▸ AIM OF THE EXERCISE: Strip the pictures and reproduce the rest of the listing exactly.

## Start

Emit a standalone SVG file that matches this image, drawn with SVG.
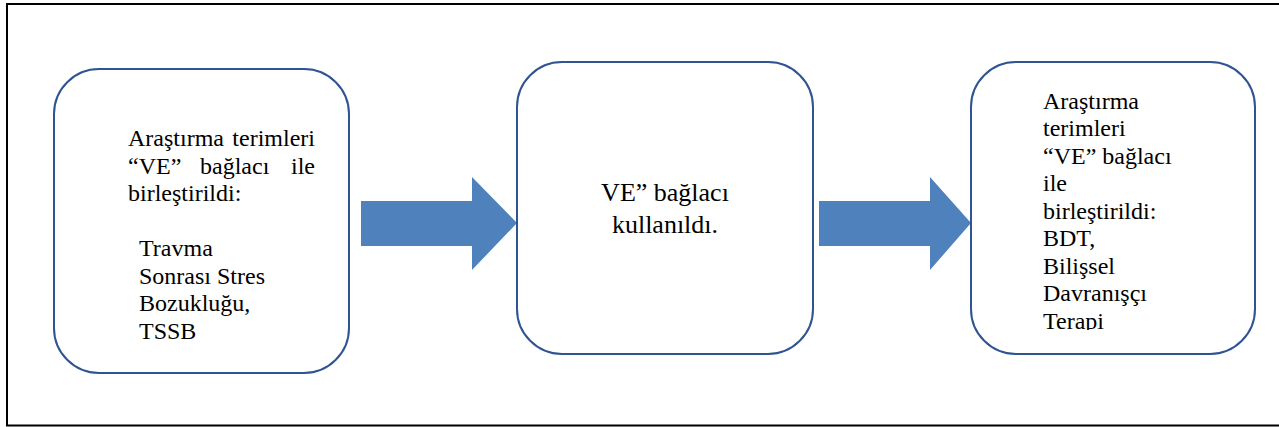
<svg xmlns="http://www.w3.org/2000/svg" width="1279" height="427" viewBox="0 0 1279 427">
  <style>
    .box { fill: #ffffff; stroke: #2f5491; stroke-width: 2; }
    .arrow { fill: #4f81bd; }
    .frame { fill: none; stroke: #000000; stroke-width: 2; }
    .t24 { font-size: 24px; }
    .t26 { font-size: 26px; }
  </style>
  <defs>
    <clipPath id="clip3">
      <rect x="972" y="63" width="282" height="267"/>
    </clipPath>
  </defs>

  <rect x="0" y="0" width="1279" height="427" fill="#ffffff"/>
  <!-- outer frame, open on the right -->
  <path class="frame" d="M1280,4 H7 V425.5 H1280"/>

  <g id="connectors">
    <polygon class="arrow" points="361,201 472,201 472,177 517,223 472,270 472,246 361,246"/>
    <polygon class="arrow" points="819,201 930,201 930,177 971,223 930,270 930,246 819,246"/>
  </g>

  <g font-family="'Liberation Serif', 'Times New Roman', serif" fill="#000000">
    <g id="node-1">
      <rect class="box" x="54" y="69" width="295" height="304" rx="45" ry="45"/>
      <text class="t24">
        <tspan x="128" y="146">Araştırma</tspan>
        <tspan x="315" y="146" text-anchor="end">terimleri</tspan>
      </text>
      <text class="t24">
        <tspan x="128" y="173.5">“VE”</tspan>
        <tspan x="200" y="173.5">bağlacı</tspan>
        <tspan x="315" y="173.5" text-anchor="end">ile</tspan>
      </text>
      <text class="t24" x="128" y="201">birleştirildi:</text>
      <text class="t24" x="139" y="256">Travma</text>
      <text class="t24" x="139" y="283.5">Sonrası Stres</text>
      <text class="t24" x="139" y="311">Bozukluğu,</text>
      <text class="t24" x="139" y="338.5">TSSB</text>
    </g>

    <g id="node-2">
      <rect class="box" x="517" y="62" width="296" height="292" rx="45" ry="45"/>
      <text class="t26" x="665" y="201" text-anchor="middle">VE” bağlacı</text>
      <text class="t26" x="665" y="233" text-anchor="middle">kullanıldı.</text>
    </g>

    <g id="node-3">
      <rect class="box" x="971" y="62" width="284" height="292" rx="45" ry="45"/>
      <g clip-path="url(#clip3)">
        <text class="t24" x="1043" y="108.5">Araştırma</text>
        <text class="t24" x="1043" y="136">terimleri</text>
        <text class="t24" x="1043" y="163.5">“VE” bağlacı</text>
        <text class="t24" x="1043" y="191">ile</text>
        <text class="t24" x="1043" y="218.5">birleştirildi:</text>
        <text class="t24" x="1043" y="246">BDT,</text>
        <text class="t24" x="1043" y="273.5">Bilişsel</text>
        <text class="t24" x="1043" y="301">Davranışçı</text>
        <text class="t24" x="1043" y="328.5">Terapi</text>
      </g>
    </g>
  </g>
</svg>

## End

▸ EXERCISE ANSWER:
Emit a standalone SVG file that matches this image, drawn with SVG.
<svg xmlns="http://www.w3.org/2000/svg" width="1279" height="427" viewBox="0 0 1279 427">
  <style>
    .box { fill: #ffffff; stroke: #2f5491; stroke-width: 2; }
    .arrow { fill: #4f81bd; }
    .frame { fill: none; stroke: #000000; stroke-width: 2; }
    .t24 { font-size: 24px; }
    .t26 { font-size: 26px; }
  </style>
  <defs>
    <clipPath id="clip3">
      <rect x="972" y="63" width="282" height="267"/>
    </clipPath>
  </defs>

  <rect x="0" y="0" width="1279" height="427" fill="#ffffff"/>
  <!-- outer frame, open on the right -->
  <path class="frame" d="M1280,4 H7 V425.5 H1280"/>

  <g id="connectors">
    <polygon class="arrow" points="361,201 472,201 472,177 517,223 472,270 472,246 361,246"/>
    <polygon class="arrow" points="819,201 930,201 930,177 971,223 930,270 930,246 819,246"/>
  </g>

  <g font-family="'Liberation Serif', 'Times New Roman', serif" fill="#000000">
    <g id="node-1">
      <rect class="box" x="54" y="69" width="295" height="304" rx="45" ry="45"/>
      <text class="t24">
        <tspan x="128" y="146">Araştırma</tspan>
        <tspan x="315" y="146" text-anchor="end">terimleri</tspan>
      </text>
      <text class="t24">
        <tspan x="128" y="173.5">“VE”</tspan>
        <tspan x="200" y="173.5">bağlacı</tspan>
        <tspan x="315" y="173.5" text-anchor="end">ile</tspan>
      </text>
      <text class="t24" x="128" y="201">birleştirildi:</text>
      <text class="t24" x="139" y="256">Travma</text>
      <text class="t24" x="139" y="283.5">Sonrası Stres</text>
      <text class="t24" x="139" y="311">Bozukluğu,</text>
      <text class="t24" x="139" y="338.5">TSSB</text>
    </g>

    <g id="node-2">
      <rect class="box" x="517" y="62" width="296" height="292" rx="45" ry="45"/>
      <text class="t26" x="665" y="201" text-anchor="middle">VE” bağlacı</text>
      <text class="t26" x="665" y="233" text-anchor="middle">kullanıldı.</text>
    </g>

    <g id="node-3">
      <rect class="box" x="971" y="62" width="284" height="292" rx="45" ry="45"/>
      <g clip-path="url(#clip3)">
        <text class="t24" x="1043" y="108.5">Araştırma</text>
        <text class="t24" x="1043" y="136">terimleri</text>
        <text class="t24" x="1043" y="163.5">“VE” bağlacı</text>
        <text class="t24" x="1043" y="191">ile</text>
        <text class="t24" x="1043" y="218.5">birleştirildi:</text>
        <text class="t24" x="1043" y="246">BDT,</text>
        <text class="t24" x="1043" y="273.5">Bilişsel</text>
        <text class="t24" x="1043" y="301">Davranışçı</text>
        <text class="t24" x="1043" y="328.5">Terapi</text>
      </g>
    </g>
  </g>
</svg>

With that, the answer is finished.